» **Task goal**: Up to and including the line that contains "W, H = 1292 - OFF, 509 - OFF", repeat each line of the data exactly, starting from the first.

» **Data shown**:
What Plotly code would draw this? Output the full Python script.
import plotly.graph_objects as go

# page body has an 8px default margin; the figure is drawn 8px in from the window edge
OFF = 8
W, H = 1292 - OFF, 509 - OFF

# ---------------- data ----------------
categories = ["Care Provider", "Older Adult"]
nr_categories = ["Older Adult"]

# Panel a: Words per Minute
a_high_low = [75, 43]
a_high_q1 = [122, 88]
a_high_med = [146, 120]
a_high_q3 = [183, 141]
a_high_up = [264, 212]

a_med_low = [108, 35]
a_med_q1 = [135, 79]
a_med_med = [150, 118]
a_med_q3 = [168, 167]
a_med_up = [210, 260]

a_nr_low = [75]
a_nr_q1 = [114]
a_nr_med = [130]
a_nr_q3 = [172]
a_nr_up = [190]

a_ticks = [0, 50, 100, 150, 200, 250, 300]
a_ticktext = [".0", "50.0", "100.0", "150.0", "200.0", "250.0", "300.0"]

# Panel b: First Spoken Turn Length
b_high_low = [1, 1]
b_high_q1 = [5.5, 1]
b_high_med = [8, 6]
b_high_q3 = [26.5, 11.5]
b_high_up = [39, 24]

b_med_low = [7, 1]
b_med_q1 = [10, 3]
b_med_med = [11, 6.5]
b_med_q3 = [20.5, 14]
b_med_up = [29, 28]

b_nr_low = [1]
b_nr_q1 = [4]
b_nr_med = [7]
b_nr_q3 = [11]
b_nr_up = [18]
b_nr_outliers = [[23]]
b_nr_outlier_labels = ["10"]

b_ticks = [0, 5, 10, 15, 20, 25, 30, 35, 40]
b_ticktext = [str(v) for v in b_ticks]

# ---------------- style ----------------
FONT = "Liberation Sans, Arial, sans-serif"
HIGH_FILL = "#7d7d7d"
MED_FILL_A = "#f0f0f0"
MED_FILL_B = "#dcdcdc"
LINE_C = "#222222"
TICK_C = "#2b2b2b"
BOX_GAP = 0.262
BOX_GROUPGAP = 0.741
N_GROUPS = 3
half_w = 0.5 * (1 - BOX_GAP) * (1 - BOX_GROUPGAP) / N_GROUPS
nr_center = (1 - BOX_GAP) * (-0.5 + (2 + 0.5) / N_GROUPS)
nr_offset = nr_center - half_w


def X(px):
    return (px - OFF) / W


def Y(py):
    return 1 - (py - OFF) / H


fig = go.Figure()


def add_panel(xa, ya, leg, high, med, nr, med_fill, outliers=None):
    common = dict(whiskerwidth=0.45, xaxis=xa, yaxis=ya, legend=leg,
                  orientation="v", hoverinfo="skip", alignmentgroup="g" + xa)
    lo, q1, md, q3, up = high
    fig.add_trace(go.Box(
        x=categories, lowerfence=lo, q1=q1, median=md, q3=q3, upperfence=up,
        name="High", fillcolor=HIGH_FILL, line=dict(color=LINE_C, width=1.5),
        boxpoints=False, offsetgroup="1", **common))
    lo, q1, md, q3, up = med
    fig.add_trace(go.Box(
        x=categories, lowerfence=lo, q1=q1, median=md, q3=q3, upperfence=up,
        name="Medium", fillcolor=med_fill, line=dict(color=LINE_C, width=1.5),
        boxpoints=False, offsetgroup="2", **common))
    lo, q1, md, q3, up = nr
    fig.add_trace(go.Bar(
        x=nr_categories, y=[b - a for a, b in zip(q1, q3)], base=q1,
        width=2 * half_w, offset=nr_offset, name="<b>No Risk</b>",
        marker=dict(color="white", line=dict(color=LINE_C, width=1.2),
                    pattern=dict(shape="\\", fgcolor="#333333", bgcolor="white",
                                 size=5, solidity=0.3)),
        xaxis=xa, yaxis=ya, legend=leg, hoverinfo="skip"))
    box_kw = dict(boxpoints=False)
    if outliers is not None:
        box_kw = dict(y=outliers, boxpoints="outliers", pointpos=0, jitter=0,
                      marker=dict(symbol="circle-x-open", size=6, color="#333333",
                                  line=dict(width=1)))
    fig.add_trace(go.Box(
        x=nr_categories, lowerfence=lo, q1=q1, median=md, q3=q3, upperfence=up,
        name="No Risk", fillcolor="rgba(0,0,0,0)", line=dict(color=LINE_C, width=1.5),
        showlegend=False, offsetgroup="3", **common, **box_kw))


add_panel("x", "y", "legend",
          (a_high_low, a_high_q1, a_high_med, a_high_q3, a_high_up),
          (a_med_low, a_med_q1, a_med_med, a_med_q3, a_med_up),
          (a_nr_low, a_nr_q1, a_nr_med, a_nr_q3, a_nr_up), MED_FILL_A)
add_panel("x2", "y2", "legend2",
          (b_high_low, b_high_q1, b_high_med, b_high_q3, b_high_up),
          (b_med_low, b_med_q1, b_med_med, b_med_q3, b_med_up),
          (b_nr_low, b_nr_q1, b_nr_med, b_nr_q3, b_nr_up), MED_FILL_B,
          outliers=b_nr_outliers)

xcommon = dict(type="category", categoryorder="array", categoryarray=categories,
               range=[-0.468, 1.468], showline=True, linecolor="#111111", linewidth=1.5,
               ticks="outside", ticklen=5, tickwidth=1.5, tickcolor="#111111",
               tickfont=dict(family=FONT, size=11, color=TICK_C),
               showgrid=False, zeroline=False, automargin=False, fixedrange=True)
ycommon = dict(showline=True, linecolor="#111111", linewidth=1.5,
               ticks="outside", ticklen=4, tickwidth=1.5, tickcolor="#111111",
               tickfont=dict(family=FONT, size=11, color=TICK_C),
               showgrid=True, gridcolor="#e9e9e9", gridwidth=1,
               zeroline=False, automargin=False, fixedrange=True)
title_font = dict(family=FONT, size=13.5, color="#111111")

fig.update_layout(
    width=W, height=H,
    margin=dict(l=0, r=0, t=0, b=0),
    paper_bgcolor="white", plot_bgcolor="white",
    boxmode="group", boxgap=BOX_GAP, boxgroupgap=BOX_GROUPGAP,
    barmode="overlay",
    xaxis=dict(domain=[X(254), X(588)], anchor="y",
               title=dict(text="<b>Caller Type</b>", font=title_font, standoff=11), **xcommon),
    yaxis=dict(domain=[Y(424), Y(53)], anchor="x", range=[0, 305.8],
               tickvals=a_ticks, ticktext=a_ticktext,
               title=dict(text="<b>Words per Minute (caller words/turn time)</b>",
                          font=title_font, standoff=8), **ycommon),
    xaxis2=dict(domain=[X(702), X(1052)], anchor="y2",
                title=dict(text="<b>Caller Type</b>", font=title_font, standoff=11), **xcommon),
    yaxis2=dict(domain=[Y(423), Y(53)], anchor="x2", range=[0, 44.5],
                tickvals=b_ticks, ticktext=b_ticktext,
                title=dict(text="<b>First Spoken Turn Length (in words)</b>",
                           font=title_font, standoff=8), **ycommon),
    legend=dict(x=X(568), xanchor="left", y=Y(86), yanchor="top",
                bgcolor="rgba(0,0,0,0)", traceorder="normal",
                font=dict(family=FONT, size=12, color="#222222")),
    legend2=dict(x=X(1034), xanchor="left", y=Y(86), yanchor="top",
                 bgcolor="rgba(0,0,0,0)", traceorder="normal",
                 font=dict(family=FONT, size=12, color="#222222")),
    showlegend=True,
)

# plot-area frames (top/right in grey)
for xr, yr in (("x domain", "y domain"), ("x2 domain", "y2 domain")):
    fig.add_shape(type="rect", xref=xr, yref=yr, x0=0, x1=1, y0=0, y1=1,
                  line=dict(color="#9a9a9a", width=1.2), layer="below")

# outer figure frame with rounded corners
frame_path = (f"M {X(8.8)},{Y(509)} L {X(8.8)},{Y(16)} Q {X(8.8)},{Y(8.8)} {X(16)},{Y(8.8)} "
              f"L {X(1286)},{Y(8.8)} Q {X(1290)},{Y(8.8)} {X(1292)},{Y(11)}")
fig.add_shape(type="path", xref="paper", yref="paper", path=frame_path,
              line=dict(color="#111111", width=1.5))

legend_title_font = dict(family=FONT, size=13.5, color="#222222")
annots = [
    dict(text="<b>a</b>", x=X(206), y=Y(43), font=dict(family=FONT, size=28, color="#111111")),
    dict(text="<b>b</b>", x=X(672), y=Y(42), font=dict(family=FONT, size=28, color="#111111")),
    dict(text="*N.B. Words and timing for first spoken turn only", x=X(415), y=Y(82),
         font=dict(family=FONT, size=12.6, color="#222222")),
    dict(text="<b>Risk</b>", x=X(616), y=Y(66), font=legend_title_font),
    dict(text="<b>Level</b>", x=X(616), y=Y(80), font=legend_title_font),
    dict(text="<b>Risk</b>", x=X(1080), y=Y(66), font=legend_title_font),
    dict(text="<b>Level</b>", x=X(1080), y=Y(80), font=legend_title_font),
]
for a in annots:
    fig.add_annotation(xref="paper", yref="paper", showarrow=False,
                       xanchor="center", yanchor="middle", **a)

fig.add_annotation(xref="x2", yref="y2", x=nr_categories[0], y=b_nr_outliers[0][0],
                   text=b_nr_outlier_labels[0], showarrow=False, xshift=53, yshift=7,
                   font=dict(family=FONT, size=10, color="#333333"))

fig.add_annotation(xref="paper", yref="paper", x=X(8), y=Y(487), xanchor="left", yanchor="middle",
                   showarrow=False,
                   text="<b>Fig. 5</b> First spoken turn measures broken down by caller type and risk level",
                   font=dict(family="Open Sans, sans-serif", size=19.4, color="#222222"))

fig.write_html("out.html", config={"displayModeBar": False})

» **Result below**:
What Plotly code would draw this? Output the full Python script.
import plotly.graph_objects as go

# page body has an 8px default margin; the figure is drawn 8px in from the window edge
OFF = 8
W, H = 1292 - OFF, 509 - OFF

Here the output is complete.